Loans are provided mostly for startup costs and for working capital, as well as for business improvement. - Business Credit Cards:
Business credit cards are a convenient way to access funds for day-to-day expenses.
They often come with rewards programs and can help establish and build your business credit profile.
However, they typically have higher interest rates than other forms of debt, so it’s essential to use them wisely. - Equipment Financing:
If your business needs to purchase expensive equipment or machinery, equipment financing may be a suitable option.
This type of debt allows you to spread the cost of equipment over time while still benefiting from its use immediately. - Invoice Financing or Factoring:
For businesses with outstanding invoices, invoice financing or factoring can provide quick access to cash.
Lenders advance a percentage of your unpaid invoices, helping you maintain cash flow while waiting for customers to pay. - Personal Loans or Personal Guarantees:
In some cases, small business owners may use personal loans or provide personal guarantees to secure business financing.
This option can be riskier for personal finances, so it’s crucial to weigh the pros and cons carefully. - Crowdfunding and Peer-to-Peer Lending:
Alternative financing options like crowdfunding and peer-to-peer lending platforms connect businesses with individual investors or backers.
These platforms offer unique opportunities for raising capital without traditional lenders. - Asset-Based Loans:
Asset-based loans use your business assets, such as inventory or accounts receivable, as collateral.

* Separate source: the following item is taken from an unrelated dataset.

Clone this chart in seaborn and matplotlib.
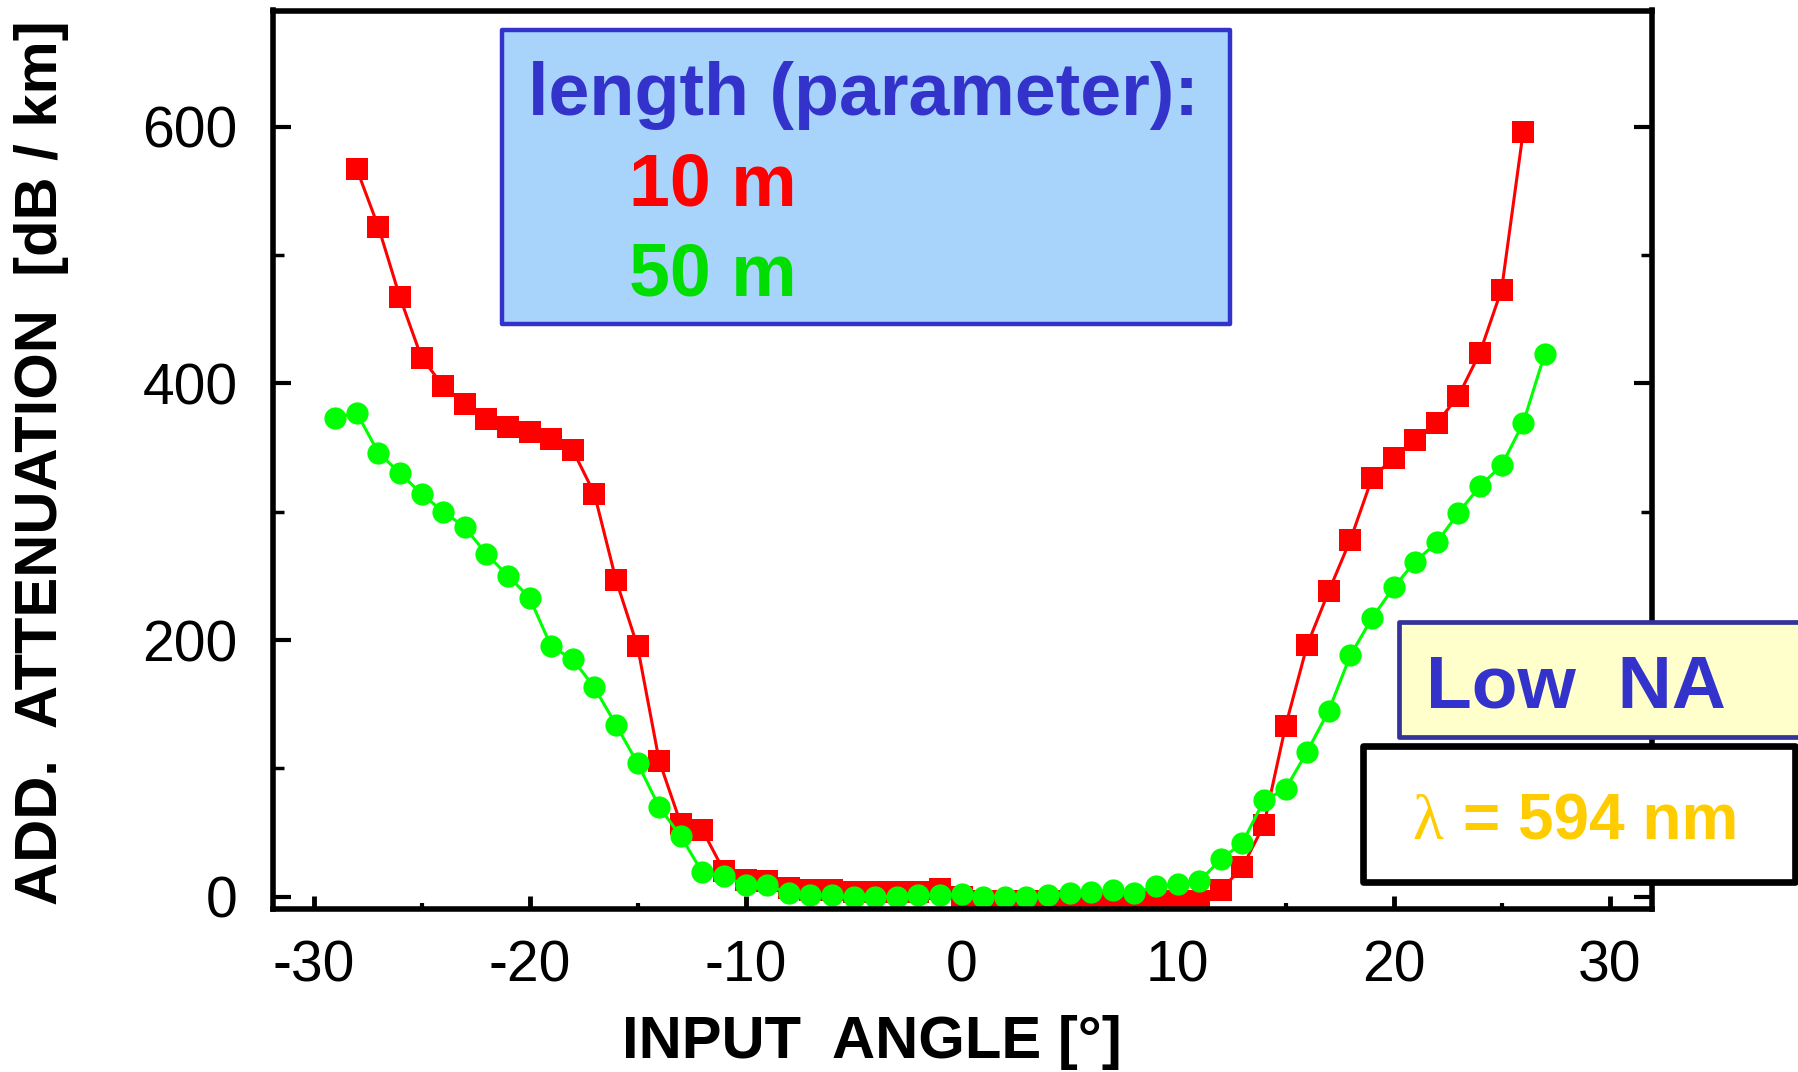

This can be a way to secure financing when traditional loans may not be available.
Conclusion:
Each type of debt has its own advantages and considerations, so it’s essential to evaluate which option aligns best with your business goals and financial situation.
Always seek professional advice and thoroughly research lenders to make informed decisions about your small business’s debt strategy.
With the right approach, debt can be a valuable tool to help your business thrive and grow.